Saturday, February 3, 2024

Get Your Scorecards Here!

I found an interesting item in the wilds of eBay recently, namely a tearsheet of a column Topps Creative Director Woody Gelman penned for a fledgling magazine called Baseball Monthly. As can be plainly seen, it was titled "the Hobbyist" and the idea was to have Woody show off some examples from his extensive collection of ephemera in future issues:

Some easy detective work revealed the magazine debuted in March of 1962 and lasted a whopping four issues.  It was published by Major League Baseball Promotions Corp., which was the licensing arm of the then-20 major league teams.

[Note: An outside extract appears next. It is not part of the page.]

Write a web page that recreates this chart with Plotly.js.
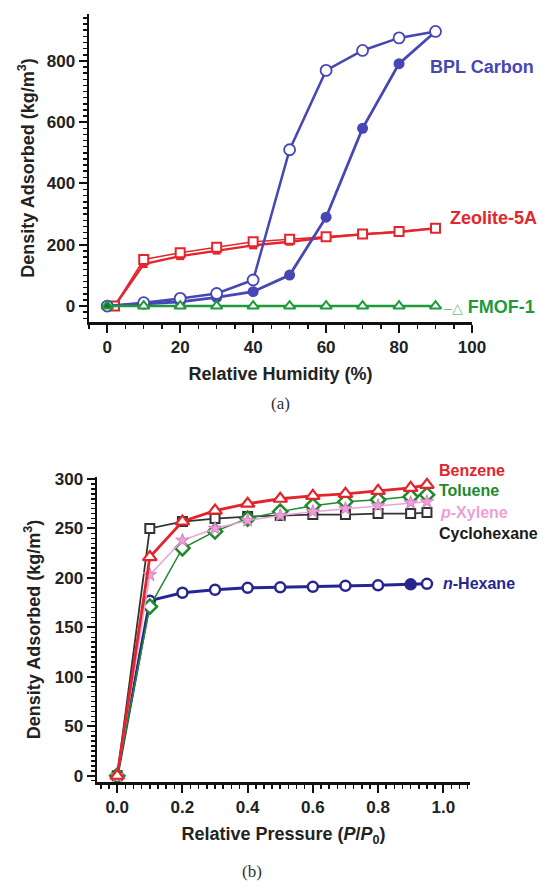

Woody is described as the Publisher of the American Card Catalog, which is technically correct, although it was as a co-publisher and I doubt those in the hobby back then thought of anyone but Jefferson Burdick in that role.

Here's the then-current 1960 ACC's copyright page:


Gelman would have had prior experience with producing publications (and indeed was ACC co-publisher in 1953 and when that edition was reprinted in 1956) and with Jefferson Burdick in New York mounting his collection at the Metropolitan Museum of Art, he was in close proximity. It's certainly possible Woody did a lot of the heavy lifting with the 1960 edition.

Woody did publish a book titled the Baseball Card Checklist and sold it through both his Card Collectors Company and early newsletter The Card Collector. Too bad the column's intro blurb gets the title of this very early guide wrong!

The column is innocuous to a fault, although Woody's certainly pushing the main Topps card line in his commentary.  I find it intriguing he mentions old baseball programs as his Card Collectors Company sold very old ones off in their catalogs for a song. This was the scorecard pricing in the March 1962 CCC catalog, the very same month his column first appeared:


A couple of years later he was blowing old football programs out at three for a dollar, but I digress. Woody was well-attuned to cross promotion using the old soft-sell!

I'd love to find the other three columns he penned for this magazine.  They managed April, May and June issues before biting the dust.